ビバ・モデルとは【用語集詳細】

ビバ・モデル(Biba Model)は、ビバ完全性モデルとも呼ばれる古典的セキュリティモデルです。
軍用コンピュータにおける完全性問題を解決し、データを不適切な改変から保護するためのポリシーとして、Kenneth J. Bibaによって1975年に提唱されました。
ビバ・モデルでは、サブジェクトとオブジェクト(データ)は、完全性レベルによって分類され、コントロールされます。サブジェクトは、自身より高い完全性レベルを持つオブジェクトを編集することができず、またサブジェクトより下位の完全性レベルにあるオブジェクトを読み取ることができません。また、下位プロセスは上位プロセスのアクセスを要求することができません。

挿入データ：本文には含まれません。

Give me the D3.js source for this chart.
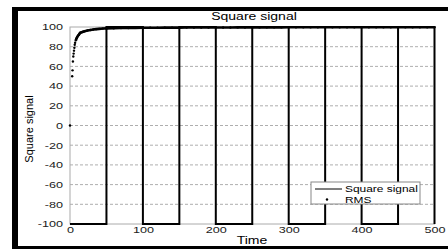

ビバ・モデルは、機密性を確保するためのセキュリティモデルであるベル・ラパドゥラ・モデルを補完するために考案されました。また、前提となるセキュリティモデルとしてリファレンス・モニターやセキュリティ・カーネルを援用しています。
サブジェクトがオブジェクトにアクセスする際は、必ずリファレンスモニターを経由し、定められた保護ポリシーが施行されます。
ビバ・モデルの原則は以下のとおりです。
- シンプル完全性ルール……サブジェクトは同レベルあるいは上位レベルのオブジェクトのみ読み込むことが可能。

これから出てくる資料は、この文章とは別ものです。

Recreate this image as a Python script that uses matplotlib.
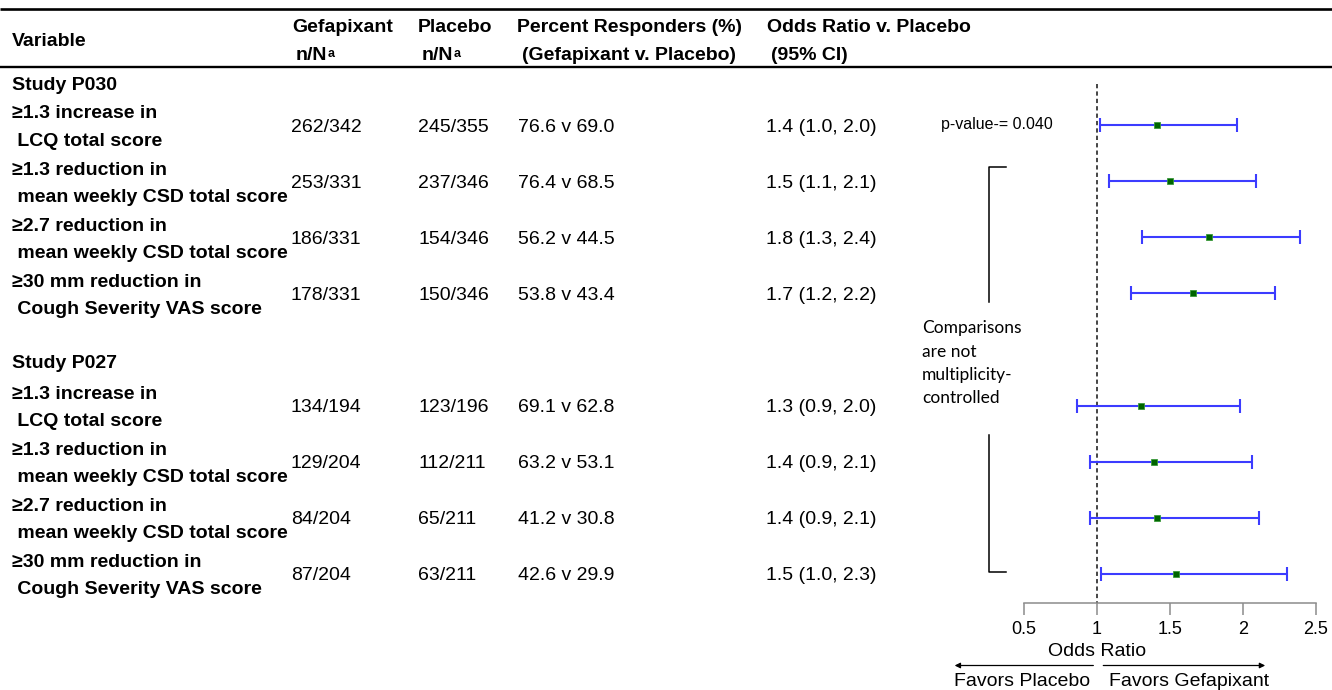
import matplotlib
matplotlib.use("Agg")
import matplotlib.pyplot as plt

plt.rcParams['font.family'] = ['Liberation Sans', 'DejaVu Sans']

# ---- data ----
studies = ["Study P030", "Study P027"]
variable_line1 = ["≥1.3 increase in", "≥1.3 reduction in", "≥2.7 reduction in", "≥30 mm reduction in"] * 2
variable_line2 = [" LCQ total score", " mean weekly CSD total score",
                  " mean weekly CSD total score", " Cough Severity VAS score"] * 2
gef_n = [262, 253, 186, 178, 134, 129, 84, 87]
gef_N = [342, 331, 331, 331, 194, 204, 204, 204]
pbo_n = [245, 237, 154, 150, 123, 112, 65, 63]
pbo_N = [355, 346, 346, 346, 196, 211, 211, 211]
odds_ratio = [1.41, 1.50, 1.77, 1.66, 1.30, 1.39, 1.41, 1.54]
ci_low = [1.02, 1.08, 1.31, 1.23, 0.86, 0.95, 0.95, 1.03]
ci_high = [1.96, 2.09, 2.39, 2.22, 1.98, 2.06, 2.11, 2.30]
p_value_first = 0.040
note_lines = ["Comparisons", "are not", "multiplicity-", "controlled"]
xticks = [0.5, 1, 1.5, 2, 2.5]
xtick_labels = ["0.5", "1", "1.5", "2", "2.5"]

# ---- layout (pixels) ----
W, H = 1332, 690
FS = 14
fig = plt.figure(figsize=(W / 100, H / 100), dpi=100)
tab = fig.add_axes([0, 0, 1, 1])
tab.set_xlim(0, W)
tab.set_ylim(H, 0)
tab.axis('off')

axis_y = 603
fx0, fx1 = 1024, 1316
forest = fig.add_axes([fx0 / W, (H - axis_y) / H, (fx1 - fx0) / W, axis_y / H])
forest.patch.set_visible(False)
forest.set_xlim(0.5, 2.5)
forest.set_ylim(axis_y, 0)

slots = [0, 1, 2, 3, 5, 6, 7, 8]
row_y = [125 + 56.1 * s for s in slots]

# header rules
tab.plot([0, W], [8.5, 8.5], color='black', lw=1.9, solid_capstyle='butt')
tab.plot([0, W], [67, 67], color='black', lw=1.7, solid_capstyle='butt')

# header text
hdr = dict(fontsize=FS, weight='bold', va='baseline')
tab.text(12, 45.5, "Variable", **hdr)
tab.text(292, 31.5, "Gefapixant", **hdr)
tab.text(418, 31.5, "Placebo", **hdr)
tab.text(517, 31.5, "Percent Responders (%)", **hdr)
tab.text(522, 59.5, "(Gefapixant v. Placebo)", **hdr)
tab.text(767, 31.5, "Odds Ratio v. Placebo", **hdr)
tab.text(771, 59.5, "(95% CI)", **hdr)
for x in (296, 422):
    t = tab.text(x, 59.5, "n/N", **hdr)
    tab.annotate("a", xy=(1.0, 0.22), xycoords=t, fontsize=9, weight='bold',
                 va='bottom', ha='left')

# study headings
tab.text(12, row_y[0] - 35.5, studies[0], fontsize=FS, weight='bold', va='baseline')
tab.text(12, row_y[4] - 37, studies[1], fontsize=FS, weight='bold', va='baseline')

# table rows
for i, yc in enumerate(row_y):
    tab.text(12, yc - 6.5, variable_line1[i], fontsize=FS, weight='bold', va='baseline')
    tab.text(12, yc + 20.5, variable_line2[i], fontsize=FS, weight='bold', va='baseline')
    tab.text(291, yc + 6.5, f"{gef_n[i]}/{gef_N[i]}", fontsize=FS, va='baseline')
    tab.text(418, yc + 6.5, f"{pbo_n[i]}/{pbo_N[i]}", fontsize=FS, va='baseline')
    pg = 100 * gef_n[i] / gef_N[i]
    pp = 100 * pbo_n[i] / pbo_N[i]
    tab.text(518, yc + 6.5, f"{pg:.1f} v {pp:.1f}", fontsize=FS, va='baseline')
    tab.text(766, yc + 6.5, f"{odds_ratio[i]:.1f} ({ci_low[i]:.1f}, {ci_high[i]:.1f})",
             fontsize=FS, va='baseline')

tab.text(941, row_y[0] + 4.5, f"p-value-= {p_value_first:.3f}", fontsize=11.5, va='baseline')

# bracket and note
tab.plot([1006, 989, 989], [167, 167, 302], color='black', lw=1.1)
tab.plot([989, 989, 1006], [435, 572, 572], color='black', lw=1.1)
for k, line in enumerate(note_lines):
    tab.text(922, 327 + 23.3 * k, line, fontsize=12.5, family=['Lato', 'DejaVu Sans'],
             va='center_baseline')

# forest plot
forest.plot([1, 1], [84, axis_y], color='#444444', lw=1.4, ls=(0, (2.2, 1.6)))
xerr = [[o - l for o, l in zip(odds_ratio, ci_low)],
        [h - o for o, h in zip(odds_ratio, ci_high)]]
forest.errorbar(odds_ratio, row_y, xerr=xerr, fmt='none', ecolor='#3c3cff',
                elinewidth=1.5, capsize=5, capthick=1.5)
forest.plot(odds_ratio, row_y, 's', color='#006400', ms=5, mec='#3a9a3a', mew=0.6)

for s in ('top', 'left', 'right'):
    forest.spines[s].set_visible(False)
forest.spines['bottom'].set_bounds(0.5, 2.5)
forest.spines['bottom'].set_color('#8c8c8c')
forest.spines['bottom'].set_linewidth(1.1)
forest.set_yticks([])
forest.set_xticks(xticks)
forest.set_xticklabels(xtick_labels, fontsize=13)
forest.tick_params(axis='x', direction='out', length=8.6, width=1.1, color='#8c8c8c', pad=4)

forest.text(1.0, 656.5, "Odds Ratio", fontsize=FS, ha='center', va='baseline', clip_on=False)
arrow = dict(arrowstyle='-|>', color='black', lw=0.9, mutation_scale=8, shrinkA=0, shrinkB=0)
forest.annotate('', xy=(0.025, 665.5), xytext=(0.975, 665.5), arrowprops=arrow, annotation_clip=False)
forest.annotate('', xy=(2.152, 665.5), xytext=(1.043, 665.5), arrowprops=arrow, annotation_clip=False)
forest.text(0.486, 685.5, "Favors Placebo", fontsize=FS, ha='center', va='baseline', clip_on=False)
forest.text(1.629, 685.5, "Favors Gefapixant", fontsize=FS, ha='center', va='baseline', clip_on=False)

fig.savefig("out.png", dpi=100)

- *(スター)完全性ルール……サブジェクトは上位レベルのオブジェクトに対し書き込み不能。
- 呼び出しルール……サブジェクトは同レベル以下のオブジェクトにのみアクセス可能。
2023.2.2訂正:
- *(スター)完全性ルールについて「サブジェクトは上位レベルのオブジェクトに対し書き込み可能」と記載されていましたが、正しくは「上位レベルのオブジェクトに対し書き込み不能」であるため、訂正しました。
- ルールの3項を「呼び出しルール」(Invocation Property)と訂正し、「サブジェクトは同レベル以下のオブジェクトにのみアクセス可能」と記しました。